Majors: While considering himself a strong proponent of liberal arts education, Conley believes that liberal arts colleges need to undergo a significant re-imagination of their curriculum to prepare students for having 5-10 careers during their lifetime. Conley suggests that the focus needs to shift to competencies that can be developed in both liberal arts and preprofessional environments. Higher education needs to reimagine how English, history and political science are relevant in ensuring graduates are job-ready. This is being reflected across the higher education landscape; Tulsa University announced that it was closing down significant majors in arts and humanities, and instead shifting more toward STEM education.

Metrics and Measurement

Metrics and measurement will continue to play a critical role in guiding institutions on the emerging path. For example, Bucknell has a powerful student success intelligence model that helps measure when a student is struggling academically and/or socially. This allows Bucknell administration, faculty and staff to be attentive to every student.

Conley also pointed out that identifying metrics that measure what matters will become increasingly important. Additionally, Retention is going to be as important as recruitment.

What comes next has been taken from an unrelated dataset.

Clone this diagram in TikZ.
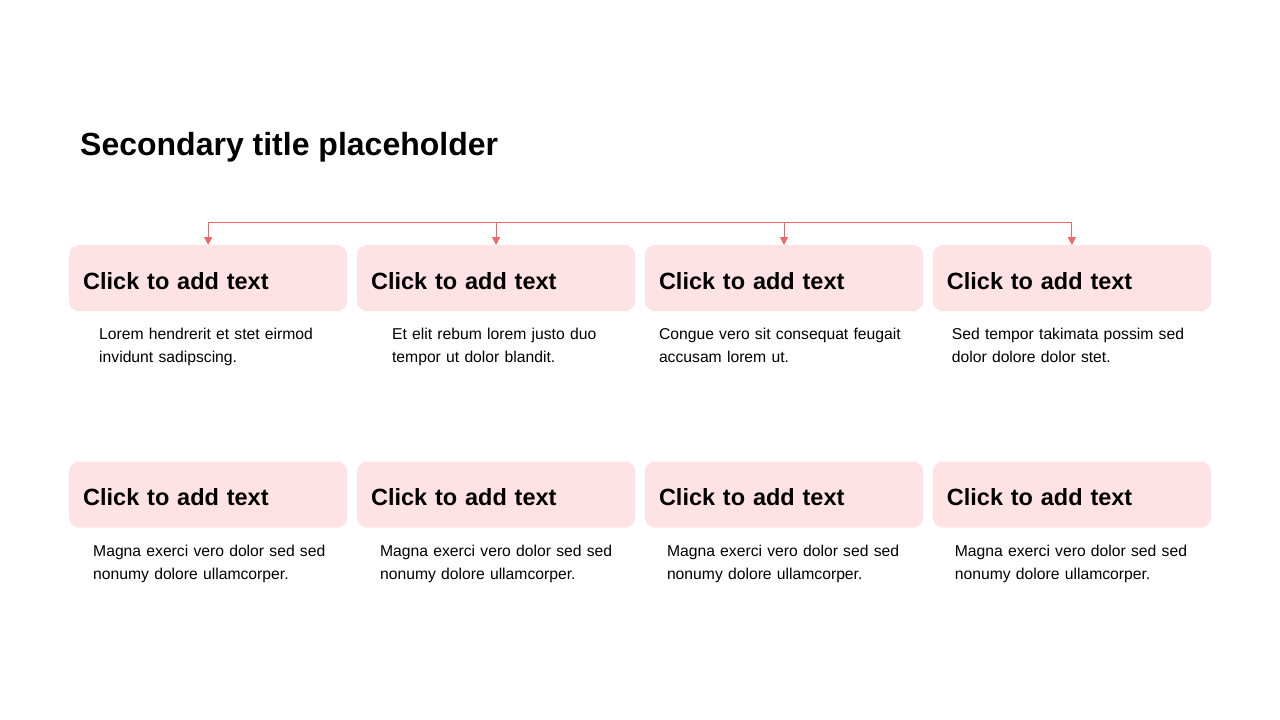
\documentclass[tikz,border=0pt]{standalone}
\usepackage{fontspec}
\setmainfont{Liberation Sans}
\usetikzlibrary{positioning,arrows.meta}
\definecolor{cardpink}{HTML}{FFE2E3}
\definecolor{linkred}{HTML}{F26868}
\begin{document}
\begin{tikzpicture}[x=1pt, y=-1pt, node distance=9.5pt,
    card/.style={rounded corners=10pt, fill=cardpink, minimum height=66pt,
                 text width=250pt, text height=22pt, inner xsep=14pt, align=left,
                 font=\bfseries\fontsize{23.5}{28}\selectfont},
    desc/.style={anchor=north west, inner sep=0pt, text width=250pt, align=left,
                 font=\fontsize{15.7}{23}\selectfont},
    link/.style={color=linkred, line width=0.9pt},
    tip/.style={-{Triangle[width=8pt,length=8pt]}}]
  \useasboundingbox (0,0) rectangle (1280,720);

    \node[anchor=base west, inner sep=0pt, font=\bfseries\fontsize{32}{38}\selectfont]
      (title) at (80,155) {Secondary title placeholder};

    % top row
    \node[card, anchor=north west] (c1) at (69,245) {Click to add text};
    \node[card] (c2) [right=of c1] {Click to add text};
    \node[card] (c3) [right=of c2] {Click to add text};
    \node[card] (c4) [right=of c3] {Click to add text};

    % bottom row
    \node[card] (c5) [below=150pt of c1] {Click to add text};
    \node[card] (c6) [right=of c5] {Click to add text};
    \node[card] (c7) [right=of c6] {Click to add text};
    \node[card] (c8) [right=of c7] {Click to add text};

    \node[desc] (d1) at ([shift={(30,17)}]c1.south west) {Lorem hendrerit et stet eirmod\\invidunt sadipscing.};
    \node[desc] (d2) at ([shift={(35,17)}]c2.south west) {Et elit rebum lorem justo duo\\tempor ut dolor blandit.};
    \node[desc] (d3) at ([shift={(14,17)}]c3.south west) {Congue vero sit consequat feugait\\accusam lorem ut.};
    \node[desc] (d4) at ([shift={(19,17)}]c4.south west) {Sed tempor takimata possim sed\\dolor dolore dolor stet.};
    \node[desc] (d5) at ([shift={(24,17)}]c5.south west) {Magna exerci vero dolor sed sed\\nonumy dolore ullamcorper.};
    \node[desc] (d6) at ([shift={(23,17)}]c6.south west) {Magna exerci vero dolor sed sed\\nonumy dolore ullamcorper.};
    \node[desc] (d7) at ([shift={(22,17)}]c7.south west) {Magna exerci vero dolor sed sed\\nonumy dolore ullamcorper.};
    \node[desc] (d8) at ([shift={(22,17)}]c8.south west) {Magna exerci vero dolor sed sed\\nonumy dolore ullamcorper.};

    \coordinate[above=23pt of c1] (t1);
    \coordinate[above=23pt of c2] (t2);
    \coordinate[above=23pt of c3] (t3);
    \coordinate[above=23pt of c4] (t4);

    \path[link]
    (t1) edge (t4)
    (t1) edge[tip] (c1)
    (t2) edge[tip] (c2)
    (t3) edge[tip] (c3)
    (t4) edge[tip] (c4);
  \end{tikzpicture}
\end{document}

Three Recommendations for Higher Education Leaders

Conley suggested three takeaways for higher education leaders:

  • Recruitment efforts need to be measured (metrics) and effective.
  • Retention efforts need to be state-of-the-art. These efforts can (and should) include leveraging technology and reimagining priorities.
  • Examine your curriculum and its long-term relevancy for the smaller group of traditional students who will be attending college over the next 20-30 years.

Bullet Points

  • The current demographic changes that are forecast are ones that are going to cause seismic shifts in the higher education landscape.
  • Higher education needs to reimagine itself so it doesn’t become a commodity.
  • A major issue is many institution’s financial models, which are unsustainable due to the combination of budget cuts, less state funding and growing discount rates.
  • Higher education also is facing backlash in public opinion due to situations such as Varsity Blue. Therefore, it’s imperative that higher education institutions make every effort to rebuild trust and goodwill.
  • Institutions need to reconsider their missions, money and majors in order to remain viable.
  • Metrics and measurement needs to be valued. It’s important to establish what metrics are the most meaningful. For example, retention will be as important as recruitment in coming years.